Hartford Finishing has two Nordson quick-color-change booths with automated guns in the clean room, where the powder primer and topcoat are applied separately. Manual powder application takes place as well to touch up hard-to-reach areas where automated guns may not provide complete coverage.

The curing oven that follows topcoat application is designed with three zones. Curing time can be from 45 to 75 minutes. A powder coating recipe can be adjusted so that the final curing cycle promotes the greatest amount of cross-linking between the topcoat and the primer.

The arrangement of two separate powder application booths and inline ovens allows Hartford Finishing to use different powder coating chemistries. That means an epoxy primer coat can be used for impact and corrosion resistance and then a urethane or a polyester topcoat can be used for UV stability. When other custom coaters were working with a powder-on-powder application with just one booth and had to move parts around the line twice for complete coverage, they typically had to use primer and topcoat powders with the same chemistry to ensure cross-linking, which shortchanged the final coating’s durability.

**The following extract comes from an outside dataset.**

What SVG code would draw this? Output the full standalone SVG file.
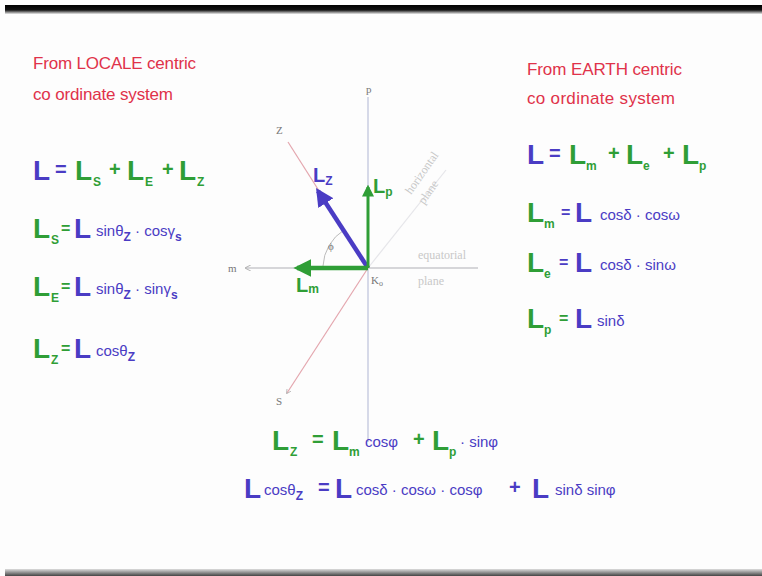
<svg xmlns="http://www.w3.org/2000/svg" width="762" height="576" viewBox="0 0 762 576">
<style>
text { font-family: "Liberation Sans", Arial, sans-serif; }
.big { font-size: 28px; font-weight: bold; }
.mid { font-size: 20px; font-weight: bold; }
.eq { font-size: 16px; font-weight: bold; }
.sm { font-size: 15px; }
.sub { font-size: 12px; font-weight: bold; }
.hd { font-size: 17px; fill: #e0324a; }
.b { fill: #4a3cc4; }
.g { fill: #2f9e36; }
.lbl { font-family: "Liberation Serif", serif; font-size: 11px; fill: #777; }
.faint { font-family: "Liberation Serif", serif; font-size: 12px; fill: #c8c8c8; }
</style>
<defs>
<marker id="ab" viewBox="0 0 10 10" refX="8" refY="5" markerWidth="4" markerHeight="4" orient="auto"><path d="M0,0 L10,5 L0,10 z" fill="#4a3cc4"/></marker>
<marker id="ag" viewBox="0 0 10 10" refX="8" refY="5" markerWidth="4" markerHeight="4" orient="auto"><path d="M0,0 L10,5 L0,10 z" fill="#2f9e36"/></marker>
<marker id="at" viewBox="0 0 10 10" refX="8" refY="5" markerWidth="4" markerHeight="4" orient="auto"><path d="M0,0 L10,5 L0,10" fill="none" stroke="#aaa" stroke-width="1.5"/></marker>
<linearGradient id="tg" x1="0" y1="0" x2="0" y2="1"><stop offset="0" stop-color="#000"/><stop offset="0.55" stop-color="#111"/><stop offset="1" stop-color="#e8e8e8"/></linearGradient>
<linearGradient id="bg" x1="0" y1="0" x2="0" y2="1"><stop offset="0" stop-color="#ddd"/><stop offset="1" stop-color="#444"/></linearGradient>
</defs>
<rect width="762" height="576" fill="#fdfdfd"/>
<rect x="5" y="5" width="757" height="9" fill="url(#tg)"/>
<rect x="5" y="569" width="757" height="7" fill="url(#bg)"/>

<g id="left-heading">
<text class="hd" x="33" y="69" textLength="163">From LOCALE centric</text>
<text class="hd" x="33" y="100" textLength="140">co ordinate system</text>
</g>
<g id="left-eq1">
<text class="big b" x="33" y="180">L</text>
<text class="mid b" x="55" y="176">=</text>
<text class="big g" x="75" y="180">L</text><text class="sub g" x="93" y="186">S</text>
<text class="mid g" x="109" y="176">+</text>
<text class="big g" x="127" y="180">L</text><text class="sub g" x="145" y="186">E</text>
<text class="mid g" x="162" y="176">+</text>
<text class="big g" x="179" y="180">L</text><text class="sub g" x="197" y="186">Z</text>
</g>
<g id="left-eq2">
<text class="big g" x="33" y="238">L</text><text class="sub g" x="51" y="244">S</text>
<text class="eq g" x="61" y="234">=</text>
<text class="big b" x="74" y="238">L</text>
<text class="sm b" x="96" y="236">sinθ<tspan class="sub" dy="5">Z</tspan><tspan dy="-5"> · cosγ</tspan><tspan class="sub" dy="5">s</tspan></text>
</g>
<g id="left-eq3">
<text class="big g" x="33" y="296">L</text><text class="sub g" x="51" y="302">E</text>
<text class="eq g" x="61" y="292">=</text>
<text class="big b" x="74" y="296">L</text>
<text class="sm b" x="96" y="294">sinθ<tspan class="sub" dy="5">Z</tspan><tspan dy="-5"> · sinγ</tspan><tspan class="sub" dy="5">s</tspan></text>
</g>
<g id="left-eq4">
<text class="big g" x="33" y="358">L</text><text class="sub g" x="51" y="364">Z</text>
<text class="eq g" x="61" y="354">=</text>
<text class="big b" x="74" y="358">L</text>
<text class="sm b" x="96" y="356">cosθ<tspan class="sub" dy="5">Z</tspan></text>
</g>

<g id="right-heading">
<text class="hd" x="527" y="75" textLength="155">From EARTH centric</text>
<text class="hd" x="527" y="104" textLength="148">co ordinate system</text>
</g>
<g id="right-eq1">
<text class="big b" x="527" y="164">L</text>
<text class="mid b" x="549" y="160">=</text>
<text class="big g" x="569" y="164">L</text><text class="sub g" x="586" y="170">m</text>
<text class="mid g" x="608" y="160">+</text>
<text class="big g" x="626" y="164">L</text><text class="sub g" x="643" y="170">e</text>
<text class="mid g" x="663" y="160">+</text>
<text class="big g" x="682" y="164">L</text><text class="sub g" x="699" y="170">p</text>
</g>
<g id="right-eq2">
<text class="big g" x="527" y="222">L</text><text class="sub g" x="544" y="228">m</text>
<text class="eq b" x="561" y="218">=</text>
<text class="big b" x="575" y="222">L</text>
<text class="sm b" x="600" y="220">cosδ · cosω</text>
</g>
<g id="right-eq3">
<text class="big g" x="527" y="272">L</text><text class="sub g" x="544" y="278">e</text>
<text class="eq b" x="559" y="268">=</text>
<text class="big b" x="575" y="272">L</text>
<text class="sm b" x="600" y="270">cosδ · sinω</text>
</g>
<g id="right-eq4">
<text class="big g" x="527" y="328">L</text><text class="sub g" x="544" y="334">p</text>
<text class="eq g" x="559" y="324">=</text>
<text class="big b" x="575" y="328">L</text>
<text class="sm b" x="597" y="326">sinδ</text>
</g>

<g id="connectors">
<line x1="368" y1="97" x2="368" y2="442" stroke="#c9cde0" stroke-width="1.5"/>
<line x1="478" y1="268" x2="246" y2="268" stroke="#c8c8cc" stroke-width="1.5" marker-end="url(#at)"/>
<line x1="368" y1="268" x2="288" y2="142" stroke="#e4a6ae" stroke-width="1.2"/>
<line x1="368" y1="268" x2="287" y2="393" stroke="#e4a6ae" stroke-width="1.2" marker-end="url(#at)"/>
<line x1="368" y1="268" x2="446" y2="170" stroke="#e6e6ea" stroke-width="1.2"/>
<path d="M344,230 A45,45 0 0 0 323,266" fill="none" stroke="#bbb" stroke-width="1"/>
<line x1="368" y1="268" x2="318" y2="191" stroke="#4a3cc4" stroke-width="4.5" marker-end="url(#ab)"/>
<line x1="368" y1="268" x2="368" y2="187" stroke="#2f9e36" stroke-width="3" marker-end="url(#ag)"/>
<line x1="368" y1="268" x2="297" y2="268" stroke="#2f9e36" stroke-width="4.5" marker-end="url(#ag)"/>
</g>

<g id="axis-labels">
<text class="lbl" x="366" y="93">p</text>
<text class="lbl" x="228" y="272">m</text>
<text class="lbl" x="276" y="134">Z</text>
<text class="lbl" x="276" y="405">S</text>
<text class="lbl" x="371" y="284">K<tspan font-size="8" dy="2">o</tspan></text>
<text class="lbl" x="328" y="250" font-size="10">ϕ</text>
<text class="faint" x="418" y="259">equatorial</text>
<text class="faint" x="418" y="285">plane</text>
<text class="faint" transform="translate(411,195) rotate(-55)" font-size="10">horizontal</text>
<text class="faint" transform="translate(424,205) rotate(-55)" font-size="10">plane</text>
</g>
<g id="vector-labels">
<text class="mid b" x="313" y="182">L<tspan class="sub" dy="3">Z</tspan></text>
<text class="mid g" x="373" y="193">L<tspan class="sub" dy="3">p</tspan></text>
<text class="mid g" x="296" y="292">L<tspan class="sub" dy="1">m</tspan></text>
</g>

<g id="bottom-eq1">
<text class="big g" x="272" y="450">L</text><text class="sub g" x="290" y="456">Z</text>
<text class="mid g" x="312" y="446">=</text>
<text class="big g" x="332" y="450">L</text><text class="sub g" x="349" y="456">m</text>
<text class="sm b" x="365" y="447">cosφ</text>
<text class="mid g" x="413" y="446">+</text>
<text class="big g" x="432" y="450">L</text><text class="sub g" x="449" y="456">p</text>
<text class="sm b" x="460" y="447">· sinφ</text>
</g>
<g id="bottom-eq2">
<text class="big b" x="244" y="498">L</text>
<text class="sm b" x="264" y="495">cosθ<tspan class="sub" dy="5">Z</tspan></text>
<text class="mid b" x="318" y="494">=</text>
<text class="big b" x="335" y="498">L</text>
<text class="sm b" x="356" y="495">cosδ · cosω · cosφ</text>
<text class="mid b" x="509" y="494">+</text>
<text class="big b" x="532" y="498">L</text>
<text class="sm b" x="555" y="495">sinδ sinφ</text>
</g>
</svg>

Wendorff said that Hartford Finishing’s two-coat process is providing a 22 percent increase in edge coverage when compared to e-coat and powder topcoat combination processes. Also, testing has revealed that the two-coating system provides corrosion protection up to 4,000 hours of salt spray exposure.

“We are very confident that our design is very successful,” Wendorff said. “The salt spray hours that we are achieving and the edge protection are very good.”

The next step is reducing the amount of wastewater the new powder coating process produces. After working with its own wastewater team, pretreatment chemical suppliers, and the Wisconsin Department of Natural Resources, the company is reusing about 20 percent of the system’s wastewater. Further investigation into the finishing process leads company management to believe that at least 75 percent of the wastewater may be able to be recycled for use in the system.

Two—whether it’s two powder coat applications or a two-time usage of the same water—appears to be the magic number.